Print word for word the first line of the listing below and every line after it, through the line with "import matplotlib.transforms as mtransforms". Leave out the pictures and the rest.
-- BEGIN RECORDED DATA --
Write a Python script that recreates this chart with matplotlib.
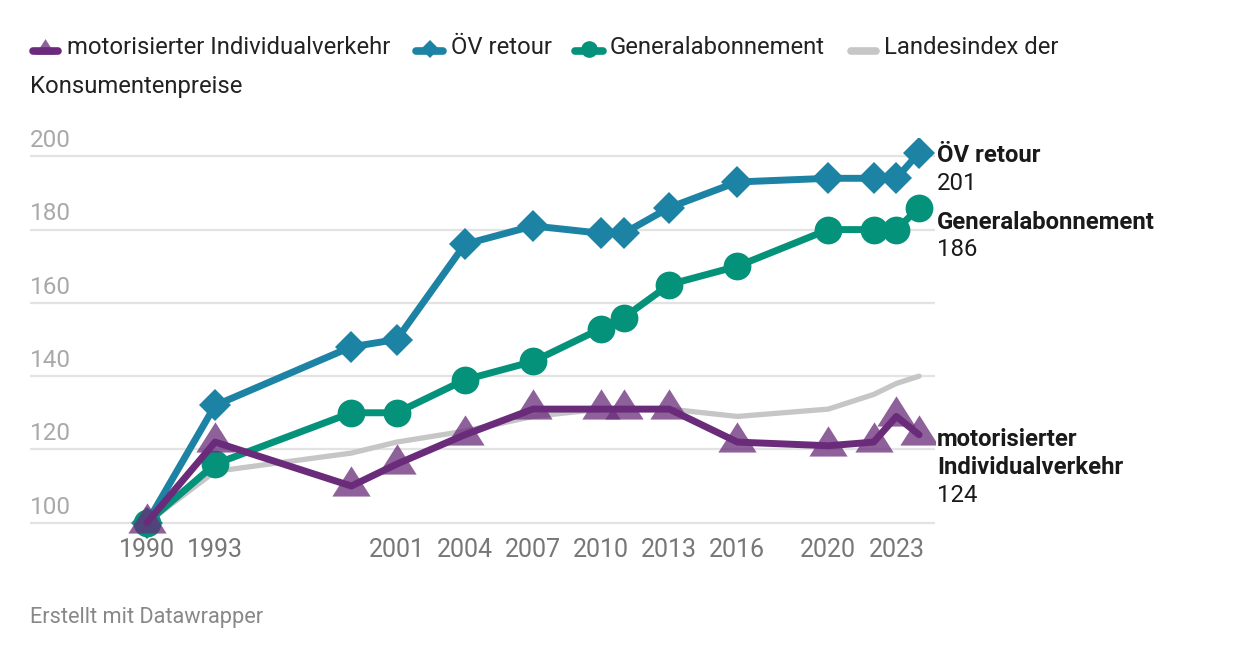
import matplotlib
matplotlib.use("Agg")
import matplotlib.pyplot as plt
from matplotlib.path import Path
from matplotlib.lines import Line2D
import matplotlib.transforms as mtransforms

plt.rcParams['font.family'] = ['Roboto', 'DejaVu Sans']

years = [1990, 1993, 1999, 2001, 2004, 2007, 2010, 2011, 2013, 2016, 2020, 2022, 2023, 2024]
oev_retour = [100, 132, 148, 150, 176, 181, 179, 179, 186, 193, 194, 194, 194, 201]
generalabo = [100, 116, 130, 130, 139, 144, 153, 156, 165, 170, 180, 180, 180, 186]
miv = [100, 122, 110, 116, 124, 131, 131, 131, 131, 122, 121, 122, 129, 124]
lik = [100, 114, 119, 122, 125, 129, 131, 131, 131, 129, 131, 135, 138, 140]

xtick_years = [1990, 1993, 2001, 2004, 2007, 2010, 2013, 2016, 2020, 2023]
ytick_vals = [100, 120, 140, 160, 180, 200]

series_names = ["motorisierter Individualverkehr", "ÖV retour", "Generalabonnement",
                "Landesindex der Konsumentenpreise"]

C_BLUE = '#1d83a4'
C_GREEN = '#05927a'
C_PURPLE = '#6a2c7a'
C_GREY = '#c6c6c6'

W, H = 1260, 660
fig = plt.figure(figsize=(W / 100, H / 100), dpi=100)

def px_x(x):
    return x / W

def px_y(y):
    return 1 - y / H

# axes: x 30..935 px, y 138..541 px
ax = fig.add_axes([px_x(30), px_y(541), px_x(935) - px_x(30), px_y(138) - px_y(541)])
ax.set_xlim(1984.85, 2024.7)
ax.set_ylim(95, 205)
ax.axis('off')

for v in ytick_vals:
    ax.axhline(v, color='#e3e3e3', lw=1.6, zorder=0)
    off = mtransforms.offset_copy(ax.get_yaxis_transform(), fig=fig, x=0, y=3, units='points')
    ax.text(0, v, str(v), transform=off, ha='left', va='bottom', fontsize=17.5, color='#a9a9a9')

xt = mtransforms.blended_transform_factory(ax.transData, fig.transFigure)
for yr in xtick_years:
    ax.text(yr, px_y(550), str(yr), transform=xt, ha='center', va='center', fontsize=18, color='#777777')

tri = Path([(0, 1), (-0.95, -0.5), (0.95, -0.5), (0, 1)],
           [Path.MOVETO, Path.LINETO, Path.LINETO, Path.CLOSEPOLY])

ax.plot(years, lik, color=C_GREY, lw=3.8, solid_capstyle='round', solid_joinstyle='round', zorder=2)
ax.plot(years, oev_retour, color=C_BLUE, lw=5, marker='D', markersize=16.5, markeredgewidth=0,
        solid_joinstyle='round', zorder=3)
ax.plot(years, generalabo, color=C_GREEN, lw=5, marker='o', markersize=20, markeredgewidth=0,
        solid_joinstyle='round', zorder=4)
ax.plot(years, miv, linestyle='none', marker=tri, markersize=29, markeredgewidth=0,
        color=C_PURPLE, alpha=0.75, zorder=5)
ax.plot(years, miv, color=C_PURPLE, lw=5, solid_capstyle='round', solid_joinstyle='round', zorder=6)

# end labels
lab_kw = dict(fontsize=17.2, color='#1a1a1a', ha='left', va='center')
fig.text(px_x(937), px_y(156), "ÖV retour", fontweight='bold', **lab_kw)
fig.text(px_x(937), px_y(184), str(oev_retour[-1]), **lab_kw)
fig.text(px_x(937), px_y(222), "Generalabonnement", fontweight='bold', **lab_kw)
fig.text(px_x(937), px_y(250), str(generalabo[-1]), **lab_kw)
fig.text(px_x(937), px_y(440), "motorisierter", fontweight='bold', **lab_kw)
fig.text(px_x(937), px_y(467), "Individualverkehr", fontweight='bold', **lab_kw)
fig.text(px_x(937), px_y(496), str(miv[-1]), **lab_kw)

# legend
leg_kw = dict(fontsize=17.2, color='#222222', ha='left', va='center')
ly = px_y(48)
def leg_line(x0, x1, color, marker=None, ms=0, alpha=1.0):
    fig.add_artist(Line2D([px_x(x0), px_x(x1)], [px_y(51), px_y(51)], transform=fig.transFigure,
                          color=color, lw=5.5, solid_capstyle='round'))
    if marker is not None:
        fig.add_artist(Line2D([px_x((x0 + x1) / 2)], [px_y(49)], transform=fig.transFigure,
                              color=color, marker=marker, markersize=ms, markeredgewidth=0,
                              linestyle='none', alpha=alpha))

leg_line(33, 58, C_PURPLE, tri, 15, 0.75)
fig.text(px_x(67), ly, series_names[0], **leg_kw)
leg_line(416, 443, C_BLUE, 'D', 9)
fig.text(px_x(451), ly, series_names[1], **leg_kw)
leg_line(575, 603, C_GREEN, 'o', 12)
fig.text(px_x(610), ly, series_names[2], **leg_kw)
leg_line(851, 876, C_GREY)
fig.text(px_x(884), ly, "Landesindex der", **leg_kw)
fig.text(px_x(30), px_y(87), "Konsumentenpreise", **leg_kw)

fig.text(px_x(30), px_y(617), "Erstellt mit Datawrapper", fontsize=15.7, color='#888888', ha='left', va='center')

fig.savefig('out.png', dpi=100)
-- END RECORDED DATA --
EXERCISE RESPONSE:
Write a Python script that recreates this chart with matplotlib.
import matplotlib
matplotlib.use("Agg")
import matplotlib.pyplot as plt
from matplotlib.path import Path
from matplotlib.lines import Line2D
import matplotlib.transforms as mtransforms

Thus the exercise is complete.